Our guide was Phillipe Lucas, Vice-President of Patient Services at Tilray. He walked us through the electric gate and led us into a cozy holding room filled with bottles of San Pellegrino, a weigh scale, and a flat screen TV flashing images of the building’s construction. A former city councilor in Victoria, an expert witness on marijuana in Canada, and one-time dispensary owner, Philippe was handsome. He spoke quickly, laughed easily, and possessed an air of mischief, too.

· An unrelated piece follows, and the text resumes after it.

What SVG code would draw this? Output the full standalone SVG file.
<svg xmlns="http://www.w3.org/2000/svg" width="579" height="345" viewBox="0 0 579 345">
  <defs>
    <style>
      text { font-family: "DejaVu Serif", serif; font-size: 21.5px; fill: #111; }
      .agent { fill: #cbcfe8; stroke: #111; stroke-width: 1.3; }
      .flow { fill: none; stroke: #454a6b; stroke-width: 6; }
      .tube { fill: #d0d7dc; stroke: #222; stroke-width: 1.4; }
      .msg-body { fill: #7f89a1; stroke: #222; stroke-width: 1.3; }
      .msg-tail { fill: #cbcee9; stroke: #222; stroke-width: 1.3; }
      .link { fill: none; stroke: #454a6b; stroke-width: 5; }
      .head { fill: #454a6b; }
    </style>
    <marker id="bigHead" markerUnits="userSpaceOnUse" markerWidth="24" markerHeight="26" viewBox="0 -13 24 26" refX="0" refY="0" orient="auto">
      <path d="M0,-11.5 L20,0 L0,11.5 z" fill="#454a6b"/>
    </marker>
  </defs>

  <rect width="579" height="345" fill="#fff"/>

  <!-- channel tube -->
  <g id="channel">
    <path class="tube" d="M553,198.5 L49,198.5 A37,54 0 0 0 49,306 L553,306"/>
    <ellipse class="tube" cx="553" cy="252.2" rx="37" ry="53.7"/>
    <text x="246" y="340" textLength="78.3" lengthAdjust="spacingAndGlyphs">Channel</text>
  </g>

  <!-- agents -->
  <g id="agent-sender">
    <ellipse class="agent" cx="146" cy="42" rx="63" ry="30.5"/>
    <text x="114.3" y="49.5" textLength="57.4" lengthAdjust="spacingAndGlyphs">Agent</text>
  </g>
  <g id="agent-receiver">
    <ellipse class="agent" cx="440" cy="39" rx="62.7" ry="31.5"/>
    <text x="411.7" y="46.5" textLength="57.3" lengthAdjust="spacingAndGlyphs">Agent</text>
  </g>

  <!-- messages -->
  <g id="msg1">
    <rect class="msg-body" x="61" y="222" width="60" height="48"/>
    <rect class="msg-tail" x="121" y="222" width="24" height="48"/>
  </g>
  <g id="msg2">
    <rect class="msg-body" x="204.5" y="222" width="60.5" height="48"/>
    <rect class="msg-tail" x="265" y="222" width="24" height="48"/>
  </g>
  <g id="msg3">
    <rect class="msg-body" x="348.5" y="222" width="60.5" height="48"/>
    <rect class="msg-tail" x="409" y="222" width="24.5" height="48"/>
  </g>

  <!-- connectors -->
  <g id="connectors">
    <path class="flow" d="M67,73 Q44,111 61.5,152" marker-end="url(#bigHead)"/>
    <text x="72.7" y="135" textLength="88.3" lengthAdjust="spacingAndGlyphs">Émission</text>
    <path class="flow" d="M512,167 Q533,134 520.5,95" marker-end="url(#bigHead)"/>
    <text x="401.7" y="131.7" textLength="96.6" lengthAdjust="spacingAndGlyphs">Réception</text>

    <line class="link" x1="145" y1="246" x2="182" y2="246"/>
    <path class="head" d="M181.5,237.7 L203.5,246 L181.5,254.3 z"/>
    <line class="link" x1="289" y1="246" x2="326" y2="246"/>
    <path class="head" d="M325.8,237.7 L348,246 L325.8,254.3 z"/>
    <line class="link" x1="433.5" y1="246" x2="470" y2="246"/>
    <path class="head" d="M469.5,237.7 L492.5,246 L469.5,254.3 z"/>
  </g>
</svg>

Over the past ten years, Phillipe has published peer-reviewed articles on cannabis’s therapeutic effects on patients in top academic journals around the world. In particular, as a PhD student at the University of British Columbia, he has been working on a concept called the cannabis substitution theory, which seeks to understand the behaviours and choices of marijuana-using patients in the medical marketplace. Besides this, he helped co-found a Canadian chapter of the Multidisciplinary Association for Psychedelic Studies.

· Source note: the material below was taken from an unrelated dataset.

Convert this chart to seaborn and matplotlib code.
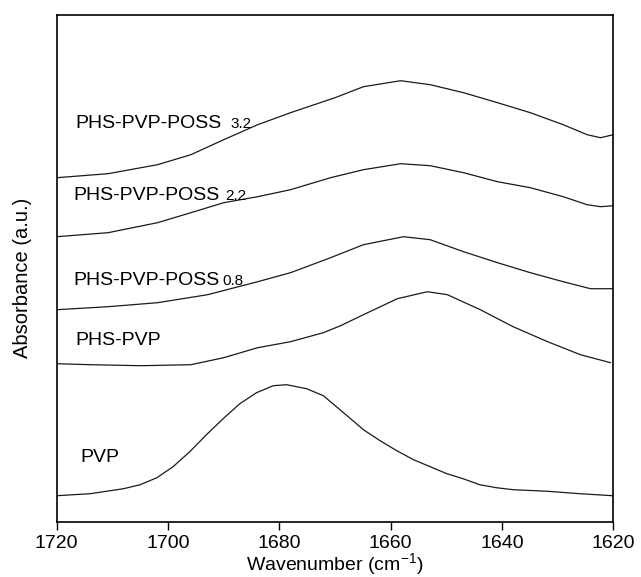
import numpy as np
import pandas as pd
import matplotlib
matplotlib.use("Agg")
import matplotlib.pyplot as plt
import seaborn as sns

# FTIR carbonyl region, stacked spectra (absorbance in arbitrary units, offset per sample)
wn_poss32 = [1720, 1710.8, 1701.9, 1695.9, 1690.0, 1683.9, 1678.0, 1670.0, 1664.9, 1658.2,
             1652.9, 1646.9, 1640.8, 1634.9, 1629.0, 1624.7, 1622.3, 1620.0]
abs_poss32 = [3.30, 3.34, 3.43, 3.53, 3.68, 3.83, 3.95, 4.10, 4.21, 4.27,
              4.23, 4.15, 4.05, 3.95, 3.83, 3.73, 3.70, 3.73]

wn_poss22 = [1720, 1710.8, 1701.9, 1695.9, 1690.0, 1683.9, 1678.0, 1670.8, 1664.9, 1658.2,
             1652.9, 1646.9, 1640.8, 1634.9, 1629.0, 1624.7, 1622.3, 1620.0]
abs_poss22 = [2.71, 2.75, 2.85, 2.95, 3.05, 3.11, 3.18, 3.30, 3.38, 3.44,
              3.42, 3.35, 3.26, 3.20, 3.11, 3.03, 3.01, 3.02]

wn_poss08 = [1720, 1710.8, 1701.9, 1692.9, 1683.9, 1678.0, 1670.8, 1664.9, 1657.7,
             1652.9, 1646.9, 1640.8, 1634.9, 1629.0, 1624.1, 1620.0]
abs_poss08 = [1.98, 2.01, 2.05, 2.13, 2.26, 2.35, 2.50, 2.63, 2.71,
              2.68, 2.56, 2.45, 2.35, 2.26, 2.19, 2.19]

wn_phs_pvp = [1720, 1713.9, 1704.9, 1695.9, 1690.0, 1683.9, 1678.0, 1672.1, 1669.0, 1664.9,
              1658.8, 1653.4, 1649.8, 1643.9, 1638.0, 1631.8, 1625.9, 1620.5]
abs_phs_pvp = [1.44, 1.43, 1.42, 1.43, 1.50, 1.60, 1.66, 1.75, 1.82, 1.93,
               2.09, 2.16, 2.13, 1.98, 1.81, 1.66, 1.53, 1.45]

wn_pvp = [1720, 1714.0, 1708.0, 1705.0, 1702.0, 1699.1, 1696.1, 1693.1, 1690.1, 1687.1,
          1684.1, 1681.1, 1678.7, 1675.1, 1672.1, 1669.1, 1664.9, 1661.9, 1658.9, 1655.9,
          1652.9, 1649.9, 1647.0, 1644.0, 1641.0, 1638.0, 1632.0, 1626.0, 1620.1]
abs_pvp = [0.12, 0.14, 0.19, 0.23, 0.30, 0.41, 0.56, 0.73, 0.89, 1.04,
           1.15, 1.22, 1.23, 1.19, 1.12, 0.98, 0.78, 0.67, 0.57, 0.48,
           0.41, 0.34, 0.29, 0.23, 0.20, 0.18, 0.165, 0.14, 0.12]

series = {
    "PHS-PVP-POSS 3.2": (wn_poss32, abs_poss32),
    "PHS-PVP-POSS 2.2": (wn_poss22, abs_poss22),
    "PHS-PVP-POSS 0.8": (wn_poss08, abs_poss08),
    "PHS-PVP": (wn_phs_pvp, abs_phs_pvp),
    "PVP": (wn_pvp, abs_pvp),
}

frames = []
for name, (wn, ab) in series.items():
    frames.append(pd.DataFrame({"wavenumber": wn, "absorbance": ab, "sample": name}))
df = pd.concat(frames, ignore_index=True)

sns.set_theme(style="white")
plt.rcParams["font.family"] = ["Liberation Sans", "DejaVu Sans"]
plt.rcParams["mathtext.fontset"] = "custom"
plt.rcParams["mathtext.rm"] = "Liberation Sans"
plt.rcParams["mathtext.it"] = "Liberation Sans"

fig = plt.figure(figsize=(6.41, 5.77), dpi=100)
ax = fig.add_axes([0.0885, 0.0953, 0.8683, 0.8787])

sns.lineplot(data=df, x="wavenumber", y="absorbance", units="sample", estimator=None,
             sort=False, color="#1a1a1a", linewidth=0.9, ax=ax, legend=False)

ax.set_xlim(1720, 1620)
ax.set_ylim(-0.143, 4.927)
ax.set_xticks([1720, 1700, 1680, 1660, 1640, 1620])
ax.set_yticks([])
ax.tick_params(axis="x", direction="out", length=6.0, width=1.0, color="black",
               labelsize=14, pad=3, labelcolor="black", bottom=True)
for sp in ax.spines.values():
    sp.set_color("black")
    sp.set_linewidth(1.2)

ax.set_xlabel("Wavenumber (cm$^{-1}$)", fontsize=14, color="black", va="bottom")
ax.xaxis.set_label_coords(0.5, -0.1075)
ax.set_ylabel("Absorbance (a.u.)", fontsize=14.5, color="black", va="center")
ax.yaxis.set_label_coords(-0.062, 0.482)

# curve labels: sample name plus smaller POSS content
name_kw = dict(fontsize=14, color="black", va="baseline", ha="left")
num_kw = dict(fontsize=11, color="black", va="baseline", ha="left")
ax.text(1716.7, 3.794, "PHS-PVP-POSS", **name_kw)
ax.text(1688.7, 3.794, "3.2", **num_kw)
ax.text(1717.0, 3.077, "PHS-PVP-POSS", **name_kw)
ax.text(1689.8, 3.077, "2.2", **num_kw)
ax.text(1717.0, 2.227, "PHS-PVP-POSS", **name_kw)
ax.text(1690.2, 2.227, "0.8", **num_kw)
ax.text(1716.7, 1.627, "PHS-PVP", **name_kw)
ax.text(1715.7, 0.46, "PVP", **name_kw)

fig.savefig("out.png", dpi=100, facecolor="white")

We deposited our belongings on the leather chairs in the cozy waiting room, leaving our phones and cameras behind, and Phillipe explained the building was a Level 9 security complex. Level 10 was reserved for nuclear products and the facility has been described by Charlie Smith as “a vault wrapped by Fort Knox wrapped in a castle.” No pictures allowed. No videos, either.

With security passes on display around our necks, we set off. We engaged in an intricate dance as we tapped in and out of each fortified and sanitized room. Our graceless choreography, made ever more awkward as we stood outside each room and robed and disrobed to prevent contaminating the delicate crops, was all caught on internal security cameras – lots and lots of cameras, in fact. It is understandable, isn’t it? Just imagine what would happen if this stuff made its way on to the streets.